Ellen Cooney taught Creative Writing one semester at the University of Maine at Farmington, and I was lucky enough to be in her class. She'd asked me to come read to her students at MIT, but I'd needed an operation during the week I would've taken her up on her invitation. My acquaintance with Ms. Cooney certainly makes me more tolerant of certain literary conventions I wouldn't put up with by other writers. But I also think I'd be missing out on some lovely writing.

Charlotte is far from the perfect narrator. She isn't an unreliable narrator, but she is unworldly, uninterested in current events, and indecisive. She keeps her secrets, even from the reader, and makes decisions based on fleeting emotions. She has an appreciation for Shakespeare beyond that of her stuffy in-laws, but she's no scholar, and she gets as caught up in the romanticism as any high school student.

A reader might get to the ending with no idea as to why she makes the decision she does. I know, but not in any way I can vocalize. It's in the spaces between, in the things she doesn't articulate. It's in what she values, and where she can get what she needs. I didn't need her explanation of why she decides what she does, but some readers might. Some readers might vehemently disagree with her decision, too. I doubt I'd've done the same, in her place, but then, I'm living over a century later, aren't I?

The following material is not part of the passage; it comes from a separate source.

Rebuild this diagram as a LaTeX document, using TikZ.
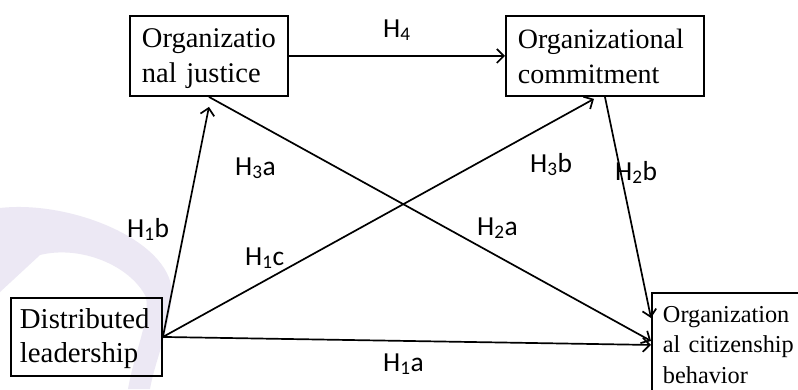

This is the sort of historical fiction that couldn't have taken place, but that might have. Not the details; I've never heard of a counterpart to the Beechmont, nor of the baby races detailed in one chapter late in the book. But Charlotte Heath may have existed, she may have fled her husband for the very reason she does in the book, and she may have stepped on a very similar path, once. The people inhabiting this book feel flawed and human and like they really could've existed in that time period.

I enjoyed this book, and, while I usually like to be in a perspective character's head a bit more, I thought it was used to good effect. I didn't expect the ending I got, and I can see where it turned off other readers. But, after I slept on it, it seemed like the ending this story required.